In deep sandstone reservoirs, natural fractures favorably aligned with the present-day in situ stress field contribute considerably to subsurface fluid flows (Hillis 1997; Rajabi et al. 2016; Ju et al. 2020). Hence, the interpretations presented above show that fluid flows may be enhanced for natural fractures with strikes in the NNW-SSE direction. In addition, hydraulic fracturing is commonly required to increase gas production in deep sandstone reservoirs. During the hydraulic fracturing process, injecting fluids into target subsurface reservoir rocks may produce many geomechanically induced effects, such as the reactivation of natural fractures (Reynolds et al. 2003; Ju et al. 2020).

In this study, reactivation risk plots based on the Mohr’s circle criterion (Mildren et al. 2002) are introduced to analyze the risk of natural fracture reactivation in the Bozi 3 deep sandstone reservoir. The location and pattern of the Mohr’s circle in the shear stress-effective normal stress system is determined by the present-day in situ stress field calculated above. In the Mohr’s Circle, dots (representing fractures) located on the right of the red critical line are stable and not reactivated (Fig. 10). In this study, Well Z3 and the natural fractures developed within this well are selected as examples for analysis. The plots are shown in Fig. 10 with warm colors (red) indicating the highest reactivation risk.

Fig. 10
figure 10

Lower hemisphere stereonet plots and three dimensional Mohr circles showing critically stressed natural fractures in Well Z3 of Bozi 3 Block. The fracture orientations are plotted as the pole of planes with different colors representing the relative ease of fracture susceptibility as the amount of pore pressure increase required to reactivate a fracture. The red colors show the high likelihood of fracture reactivation, while the blue colors indicate the low likelihood of reactivation for all possible fractures in the present-day stress state.
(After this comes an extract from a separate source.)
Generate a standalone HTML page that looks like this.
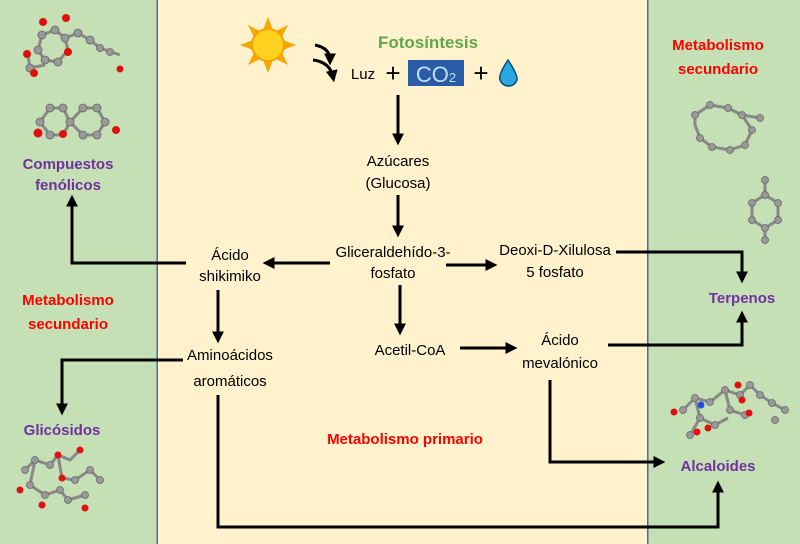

Black and white dots in the stereonet plots are normal and critically stressed natural fractures, respectively. In the Mohr circles, black and red dots are normal and critically stressed natural fractures. SG is specific gravity, δp indicates the pore pressure increase

The interpreted natural fractures with varying orientations clearly indicate different conditions under the present-day in situ stress state (Fig. 10). Natural fractures are generally stable in the present stress field. Injecting fluids into the reservoir rocks, shifting the Mohr’s circle to the left, which increases the reactivation risk for natural fractures. In this study, when the specific gravity reaches 2.15, approximately 75% of all the interpreted natural fractures in Well Z3 are reactivated (Fig. 10), contributing to gas production.

Effects of stress state on hydraulic fractures

The present-day in situ stress field can influence hydraulic fracturing operations. Generally, a newly generated hydraulic fracture will propagate along the path that requires the minimum force (Kingdon et al. 2016). Hence, new horizontal wells should be drilled parallel to the Shmin orientation. Based on the interpreted stress orientation (Fig. 5), horizontal wells in the Bozi 3 deep sandstone reservoir should be drilled following the ENE-WSW trend.

The parameter of the horizontal stress difference coefficient (K; Eq. (7); Liu et al. 2020) is commonly used to determine the propagation of hydraulic fractures.

$$ K=\frac{S_{\mathrm{Hmax}}-{S}_{\mathrm{hmin}}}{S_{\mathrm{hmin}}} $$
(7)

Equation (7) can be used to obtain the spatial distribution of K in the study area. The main distribution of K can be described as follows: (1) the K values range from 0.14 to 1.53; and (2) the K values are controlled by depth, and are high in structurally high areas (Fig. 11). Generally, a small K facilitates the production of fracture networks (Liu et al. 2020). Based on the distribution pattern shown in Fig. 11, the areas around Well Z1 in the Bozi 3 Block are indicative of low K values, which may be viewed as engineering “sweet spots” for subsequent natural gas development.

Fig. 11
figure 11

Distribution of the horizontal stress difference coefficient in the Bozi 3 Block of Kuqa Depression

Conclusions

Knowledge of the present-day in situ stress field can facilitate deep gas exploration and development in the Bozi 3 Block of Kuqa Depression. In this study, the variation in stress magnitudes and stress orientations were analyzed based on well log calculations and numerical simulations, drilling-induced tensile fractures and borehole breakouts.

  1. (1)

    The SHmax orientation indicates a dominant NNW-SSE direction in the Bozi 3 Block, and it shows minor variations in different geological locations due to lithological differences and the development of faults and natural fractures.

  2. (2)

    Finite element stress simulation results show that the SHmax and Shmin magnitudes in the Cretaceous layers of Bozi 3 Block range between − 150 and − 178 MPa, and − 121 and − 157 MPa, respectively, indicating compression. Burial depth has considerable controlling effects on the stress magnitude distributions. Larger depths generally indicate higher stress magnitudes. The dominant stress regime indicates a strike-slip faulting type in the Cretaceous layers based on well log calculations.

  3. (3)

    Under the present-day in situ stress field in the Bozi 3 Block, horizontal wells should be drilled along the ENE-WSW trend. Nearly 75% of natural fractures are reactivated when the specific gravity reaches approximately 2.15. The areas around Well Z1 are the engineering “sweet spots” for gas development in the Bozi 3 Block.